My intent is not to endorse everything Gerhardsson wrote. I tend to think the model proposed by Baily and Dunn are closer to the truth. But regardless of whether Jesus’ disciples actually memorized his teachings or not, we need to remember that Jesus’ disciples were not like modern college students who may take a class from a professor one hour a day three times a week. Jesus’s disciples traveled with him, lived with him, and heard him preach and teach the same or similar things over and over and over again in villages throughout Galilee and elsewhere. Then, as they spent hours and hours walking along the roads or resting in the evenings, they had plenty of time to discuss these things since they did not have TV, radio, video games or even books to eat up their time. After two or three years of this, something was bound to sink in even if not by formal memory!
After the disciples were convinced that Jesus had actually risen from the dead, they began preaching and teaching about Jesus throughout the villages of Judea, Samaria and Galilee.
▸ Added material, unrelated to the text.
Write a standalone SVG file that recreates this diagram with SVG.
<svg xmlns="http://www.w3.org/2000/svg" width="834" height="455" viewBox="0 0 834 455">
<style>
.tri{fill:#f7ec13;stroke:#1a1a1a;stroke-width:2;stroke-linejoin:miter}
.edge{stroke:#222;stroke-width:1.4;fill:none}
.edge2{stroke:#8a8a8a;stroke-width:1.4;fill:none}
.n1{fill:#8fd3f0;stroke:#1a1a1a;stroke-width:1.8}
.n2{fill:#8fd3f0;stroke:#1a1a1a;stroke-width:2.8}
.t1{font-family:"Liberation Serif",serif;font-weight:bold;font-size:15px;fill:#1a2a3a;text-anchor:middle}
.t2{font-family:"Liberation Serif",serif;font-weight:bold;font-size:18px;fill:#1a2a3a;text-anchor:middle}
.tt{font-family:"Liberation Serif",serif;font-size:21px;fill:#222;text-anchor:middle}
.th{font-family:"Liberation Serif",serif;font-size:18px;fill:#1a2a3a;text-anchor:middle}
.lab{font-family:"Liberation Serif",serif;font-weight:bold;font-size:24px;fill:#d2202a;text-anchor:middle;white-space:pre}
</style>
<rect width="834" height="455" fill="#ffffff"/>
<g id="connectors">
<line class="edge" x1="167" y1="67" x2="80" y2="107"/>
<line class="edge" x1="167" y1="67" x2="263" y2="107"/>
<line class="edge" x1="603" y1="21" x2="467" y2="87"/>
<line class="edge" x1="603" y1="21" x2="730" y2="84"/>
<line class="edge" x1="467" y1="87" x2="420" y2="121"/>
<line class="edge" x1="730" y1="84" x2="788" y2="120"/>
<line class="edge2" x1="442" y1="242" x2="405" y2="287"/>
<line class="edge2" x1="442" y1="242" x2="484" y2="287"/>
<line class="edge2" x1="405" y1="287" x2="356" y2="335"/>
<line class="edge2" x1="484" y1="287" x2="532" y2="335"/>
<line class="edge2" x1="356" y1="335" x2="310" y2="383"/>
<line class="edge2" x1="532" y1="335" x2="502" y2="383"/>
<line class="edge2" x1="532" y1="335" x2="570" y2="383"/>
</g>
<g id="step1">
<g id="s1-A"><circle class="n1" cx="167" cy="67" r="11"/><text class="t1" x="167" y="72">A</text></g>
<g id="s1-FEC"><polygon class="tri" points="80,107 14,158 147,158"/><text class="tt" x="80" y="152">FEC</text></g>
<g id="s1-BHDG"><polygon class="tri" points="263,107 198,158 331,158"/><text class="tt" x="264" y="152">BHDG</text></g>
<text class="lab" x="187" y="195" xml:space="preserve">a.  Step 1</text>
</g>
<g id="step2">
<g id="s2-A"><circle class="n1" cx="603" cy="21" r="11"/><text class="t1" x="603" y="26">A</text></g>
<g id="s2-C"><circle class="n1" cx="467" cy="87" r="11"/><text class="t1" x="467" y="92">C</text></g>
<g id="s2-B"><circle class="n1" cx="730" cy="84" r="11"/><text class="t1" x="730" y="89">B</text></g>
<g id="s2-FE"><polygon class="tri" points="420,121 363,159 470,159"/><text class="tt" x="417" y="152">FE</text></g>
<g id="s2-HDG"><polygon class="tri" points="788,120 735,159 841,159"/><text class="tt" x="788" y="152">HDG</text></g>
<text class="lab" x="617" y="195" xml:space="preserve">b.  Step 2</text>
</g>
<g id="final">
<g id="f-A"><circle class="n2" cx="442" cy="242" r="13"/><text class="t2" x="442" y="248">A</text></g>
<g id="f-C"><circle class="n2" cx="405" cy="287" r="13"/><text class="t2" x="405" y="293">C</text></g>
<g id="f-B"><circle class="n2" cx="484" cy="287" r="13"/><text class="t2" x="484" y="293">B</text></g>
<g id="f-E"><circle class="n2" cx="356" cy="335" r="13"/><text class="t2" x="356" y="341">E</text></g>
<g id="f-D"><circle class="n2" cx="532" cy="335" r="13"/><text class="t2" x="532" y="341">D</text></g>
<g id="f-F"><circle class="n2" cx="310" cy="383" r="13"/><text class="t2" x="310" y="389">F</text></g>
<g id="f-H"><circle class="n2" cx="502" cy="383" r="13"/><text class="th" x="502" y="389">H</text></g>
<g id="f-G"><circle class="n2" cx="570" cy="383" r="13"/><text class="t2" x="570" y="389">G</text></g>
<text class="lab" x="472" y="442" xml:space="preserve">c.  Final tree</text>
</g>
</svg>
Judging from what we can gather from Acts and some of Paul’s letters, they continued this leadership role for decades! The essence of what they taught was eventually written down in our Gospels which are the earliest extant records of the words and works of Jesus.
No one, of course, thinks Mark and Luke were written by eyewitnesses and whether Matthew and John were written by eyewitnesses is disputed. But contrary to Ehrman, there is no good reason to doubt, and very good reasons to believe, that the Gospels contain reliable—even eyewitness—records of the ministry and teaching of Jesus.
But are eyewitness memories reliable? I haven’t forgotten about the psychological studies on memory cited by Ehrman. We’ll get to them.